** GIVEN TASK **
Verbatim output of all the material below is required.

** MATERIAL **

────────────────────

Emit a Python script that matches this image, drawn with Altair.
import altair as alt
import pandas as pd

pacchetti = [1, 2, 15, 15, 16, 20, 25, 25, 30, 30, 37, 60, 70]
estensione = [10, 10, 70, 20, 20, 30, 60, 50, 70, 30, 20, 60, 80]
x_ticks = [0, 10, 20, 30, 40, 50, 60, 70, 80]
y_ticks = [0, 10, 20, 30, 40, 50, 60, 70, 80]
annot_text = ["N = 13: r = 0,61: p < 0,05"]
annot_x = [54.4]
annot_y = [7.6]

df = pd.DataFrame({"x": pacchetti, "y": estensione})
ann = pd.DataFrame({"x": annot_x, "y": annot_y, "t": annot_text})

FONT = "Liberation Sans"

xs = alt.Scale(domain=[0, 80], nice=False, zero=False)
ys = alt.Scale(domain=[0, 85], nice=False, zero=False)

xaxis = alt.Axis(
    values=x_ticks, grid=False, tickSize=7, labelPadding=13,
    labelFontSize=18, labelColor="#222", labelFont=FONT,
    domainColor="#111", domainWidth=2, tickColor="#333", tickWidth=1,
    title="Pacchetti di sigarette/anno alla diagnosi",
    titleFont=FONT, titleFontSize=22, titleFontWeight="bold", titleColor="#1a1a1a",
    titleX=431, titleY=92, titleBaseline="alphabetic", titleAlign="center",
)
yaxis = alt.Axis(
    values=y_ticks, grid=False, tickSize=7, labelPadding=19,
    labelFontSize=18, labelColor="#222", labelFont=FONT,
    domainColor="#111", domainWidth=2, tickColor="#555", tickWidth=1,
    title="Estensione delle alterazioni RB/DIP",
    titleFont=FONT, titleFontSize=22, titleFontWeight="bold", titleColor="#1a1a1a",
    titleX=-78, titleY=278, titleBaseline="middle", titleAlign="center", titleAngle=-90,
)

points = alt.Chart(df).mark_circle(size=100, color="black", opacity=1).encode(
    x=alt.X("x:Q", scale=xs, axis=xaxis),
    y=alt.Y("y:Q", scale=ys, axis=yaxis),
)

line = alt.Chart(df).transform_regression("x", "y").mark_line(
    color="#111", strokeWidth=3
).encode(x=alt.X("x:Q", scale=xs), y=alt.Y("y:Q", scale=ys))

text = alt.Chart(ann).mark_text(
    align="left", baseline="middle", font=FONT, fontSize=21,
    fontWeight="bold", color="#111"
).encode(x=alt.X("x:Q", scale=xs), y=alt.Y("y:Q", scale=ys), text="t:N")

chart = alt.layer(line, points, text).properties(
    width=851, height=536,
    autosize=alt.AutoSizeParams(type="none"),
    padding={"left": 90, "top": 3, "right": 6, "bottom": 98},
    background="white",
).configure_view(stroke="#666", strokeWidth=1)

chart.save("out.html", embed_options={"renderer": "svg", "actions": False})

────────────────────

** SOLUTION TO THIS EXERCISE **
Emit a Python script that matches this image, drawn with Altair.
import altair as alt
import pandas as pd

pacchetti = [1, 2, 15, 15, 16, 20, 25, 25, 30, 30, 37, 60, 70]
estensione = [10, 10, 70, 20, 20, 30, 60, 50, 70, 30, 20, 60, 80]
x_ticks = [0, 10, 20, 30, 40, 50, 60, 70, 80]
y_ticks = [0, 10, 20, 30, 40, 50, 60, 70, 80]
annot_text = ["N = 13: r = 0,61: p < 0,05"]
annot_x = [54.4]
annot_y = [7.6]

df = pd.DataFrame({"x": pacchetti, "y": estensione})
ann = pd.DataFrame({"x": annot_x, "y": annot_y, "t": annot_text})

FONT = "Liberation Sans"

xs = alt.Scale(domain=[0, 80], nice=False, zero=False)
ys = alt.Scale(domain=[0, 85], nice=False, zero=False)

xaxis = alt.Axis(
    values=x_ticks, grid=False, tickSize=7, labelPadding=13,
    labelFontSize=18, labelColor="#222", labelFont=FONT,
    domainColor="#111", domainWidth=2, tickColor="#333", tickWidth=1,
    title="Pacchetti di sigarette/anno alla diagnosi",
    titleFont=FONT, titleFontSize=22, titleFontWeight="bold", titleColor="#1a1a1a",
    titleX=431, titleY=92, titleBaseline="alphabetic", titleAlign="center",
)
yaxis = alt.Axis(
    values=y_ticks, grid=False, tickSize=7, labelPadding=19,
    labelFontSize=18, labelColor="#222", labelFont=FONT,
    domainColor="#111", domainWidth=2, tickColor="#555", tickWidth=1,
    title="Estensione delle alterazioni RB/DIP",
    titleFont=FONT, titleFontSize=22, titleFontWeight="bold", titleColor="#1a1a1a",
    titleX=-78, titleY=278, titleBaseline="middle", titleAlign="center", titleAngle=-90,
)

points = alt.Chart(df).mark_circle(size=100, color="black", opacity=1).encode(
    x=alt.X("x:Q", scale=xs, axis=xaxis),
    y=alt.Y("y:Q", scale=ys, axis=yaxis),
)

line = alt.Chart(df).transform_regression("x", "y").mark_line(
    color="#111", strokeWidth=3
).encode(x=alt.X("x:Q", scale=xs), y=alt.Y("y:Q", scale=ys))

text = alt.Chart(ann).mark_text(
    align="left", baseline="middle", font=FONT, fontSize=21,
    fontWeight="bold", color="#111"
).encode(x=alt.X("x:Q", scale=xs), y=alt.Y("y:Q", scale=ys), text="t:N")

chart = alt.layer(line, points, text).properties(
    width=851, height=536,
    autosize=alt.AutoSizeParams(type="none"),
    padding={"left": 90, "top": 3, "right": 6, "bottom": 98},
    background="white",
).configure_view(stroke="#666", strokeWidth=1)

chart.save("out.html", embed_options={"renderer": "svg", "actions": False})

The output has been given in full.